Comment s’assurer que les policiers font leur travail comme la population le désire et en accord avec le droit?
Au Canada, le Code criminel est de responsabilité fédérale, mais chaque province a sa propre loi de police et règlemente les services policiers sur son territoire, sauf ceux de la GRC. Au Québec, la Loi sur la police mentionne à l’article 119 : « Est automatiquement destitué tout policier ou constable spécial qui a été reconnu coupable, en quelque lieu que ce soit et par suite d’un jugement passé en force de chose jugée, d’un acte ou d’une omission visé au paragraphe 3° de l’article 115, poursuivable uniquement par voie de mise en accusation. » Les actes précisés à l’article 115 sont ceux que le Code criminel décrit comme une infraction.
De plus, au Canada, plusieurs modèles surveillance des activités policières peuvent être classés selon leur mode, style et forme. Ces activités visant à contrôler les organisations policières publiques peuvent se nommer « gouvernance de la police ». Dans le cas de l’enquête qui a permis de reconnaître André Thibodeau coupable, le mode de surveillance était surtout un mode de redevabilité, c’est-à-dire une activité réactive, déclenchée par un incident.
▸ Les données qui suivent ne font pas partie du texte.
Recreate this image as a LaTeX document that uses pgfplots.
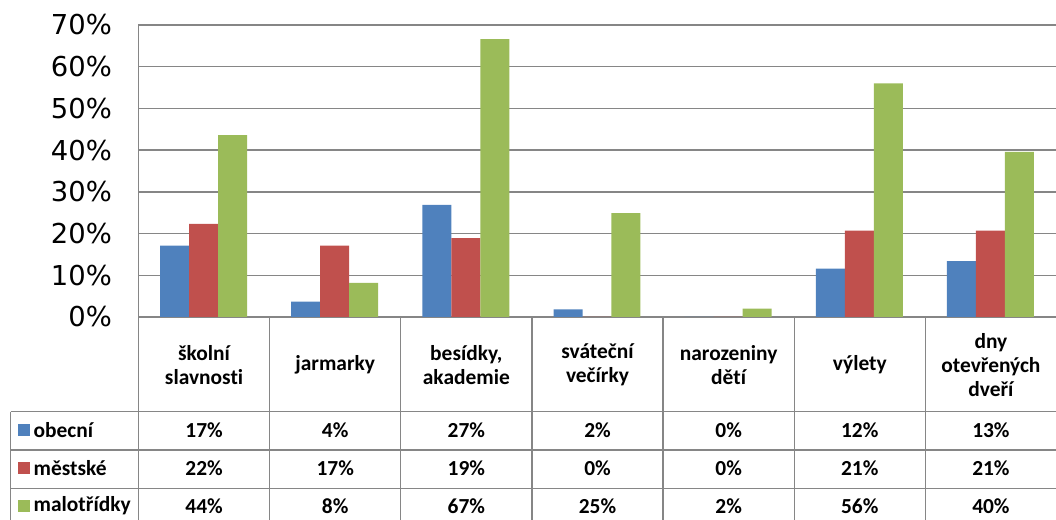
\documentclass[border=0pt]{standalone}
\usepackage{fontspec}
\setmainfont{Carlito}[Ligatures=NoCommon]
\newfontfamily\tickfont{DejaVu Sans}
\usepackage{pgfplots}
\usepackage{pgfplotstable}
\pgfplotsset{compat=1.18}
\pgfkeys{/pgf/number format/assume math mode=true}

\definecolor{obecni}{HTML}{4F81BD}
\definecolor{mestske}{HTML}{C0504D}
\definecolor{malotridky}{HTML}{9BBB59}
\definecolor{gridgray}{HTML}{868686}

% shares of schools (in %) by event type
\pgfplotstableread{
x obecni mestske malotridky
0 17.1 22.3 43.6
1 3.7 17.1 8.2
2 26.9 18.9 66.6
3 1.8 0.0 24.9
4 0.0 0.0 2.0
5 11.6 20.7 56.0
6 13.4 20.7 39.6
}\datatable

\newcommand{\cellfont}{\bfseries\fontsize{21.5}{24.5}\selectfont}
\newcommand{\cellval}[2]{\pgfplotstablegetelem{#1}{#2}\of\datatable\pgfmathprintnumber[fixed,precision=0]{\pgfplotsretval}\%}

\begin{document}
\begin{tikzpicture}
\begin{axis}[
  at={(138bp,203bp)}, anchor=south west,
  scale only axis, width=918bp, height=292bp,
  xmin=-0.5, xmax=6.5, ymin=0, ymax=70,
  ybar=0pt, bar width=0.221,
  xtick=\empty,
  ytick={0,10,...,70},
  yticklabel={\pgfmathprintnumber{\tick}\%},
  yticklabel style={font=\tickfont\fontsize{27.5}{27.5}\selectfont, anchor=east, inner sep=0pt, xshift=-26bp},
  major tick length=0pt,
  ymajorgrids, grid style={gridgray, line width=1.3bp},
  axis line style={draw=none},
  /pgf/number format/assume math mode=true,
  clip=false,
]
\addplot[fill=obecni, draw=none] table[x=x, y=obecni] {\datatable};
\addplot[fill=mestske, draw=none] table[x=x, y=mestske] {\datatable};
\addplot[fill=malotridky, draw=none] table[x=x, y=malotridky] {\datatable};
\end{axis}

% data table below the plot
\begin{scope}[x=1bp, y=-1bp, shift={(0,520bp)}]
  \def\cw{131.143}
  \draw[gridgray, line width=1.3bp] (138.5,25) -- (138.5,530);
  \draw[gridgray, line width=1.3bp] (10.5,411.7) -- (10.5,530);
  \foreach \yy in {411.7,450,488.5}
    \draw[gridgray, line width=1.3bp] (10.5,\yy) -- (1056,\yy);
  \foreach \i in {1,...,6}
    \draw[gridgray, line width=1.3bp] (138.5+\cw*\i,318) -- (138.5+\cw*\i,530);

  \foreach \name [count=\i from 0] in {{školní\\slavnosti},{jarmarky},{besídky,\\akademie},{sváteční\\večírky},{narozeniny\\dětí},{výlety},{dny\\otevřených\\dveří}}
    \node[align=center, font=\cellfont, inner sep=0pt] at (138.5+\cw*\i+\cw/2,365) {\name};

  \foreach \ser/\lab/\yy [count=\k] in {obecni/obecní/430.5,mestske/městské/468,malotridky/malotřídky/506} {
    \fill[\ser] (18,\yy-6) rectangle (30,\yy+6);
    \node[anchor=west, font=\cellfont, inner sep=0pt] at (33.5,\yy) {\lab};
    \foreach \i in {0,...,6}
      \node[font=\cellfont, inner sep=0pt] at (138.5+\cw*\i+\cw/2,\yy) {\cellval{\i}{\ser}};
  }
\end{scope}

\pgfresetboundingbox
\useasboundingbox (0,0) rectangle (1056bp,520bp);
\end{tikzpicture}
\end{document}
Ici, l’incident serait la dénonciation des mauvaises fréquentations par ses collègues de travail. Le style de surveillance est administratif, puisqu’il implique des ordres et l’obéissance des membres. La forme de la surveillance était interne, puisque c’est l’organisation policière qui surveillait un de ses membres.
Compte tenu de toutes ces lois et de ces règlements prévus pour surveiller la police, la population peut facilement se sentir rassurée, puisque la déviance policière semble être surveillée de près et ceux qui sont corrompus semblent être une exception. Comme l’a dit le commandant Ian Lafrenière, « Ça prouve une chose, c’est qu’il n’y a pas d’omerta dans la police. » Or, n’y a-t-il vraiment pas de loi du silence dans la police? Il faut garder à l’esprit que dans bien des cas de déviance, ce ne sont seulement que d’autres policiers qui seront témoins de l’acte et que ceux-ci risquent peu de porter plainte contre leur collègue comme ce fut le cas pour André Thibodeau. Je crois donc que ce sont les cas les plus graves, comme celui-ci, qui risquent réellement d’être dénoncés, parce que si toutes les petites infractions des policiers étaient mises au grand jour, la population risquerait de considérer la police inutile, puisqu’elle est censée combattre le crime et non pas le créer.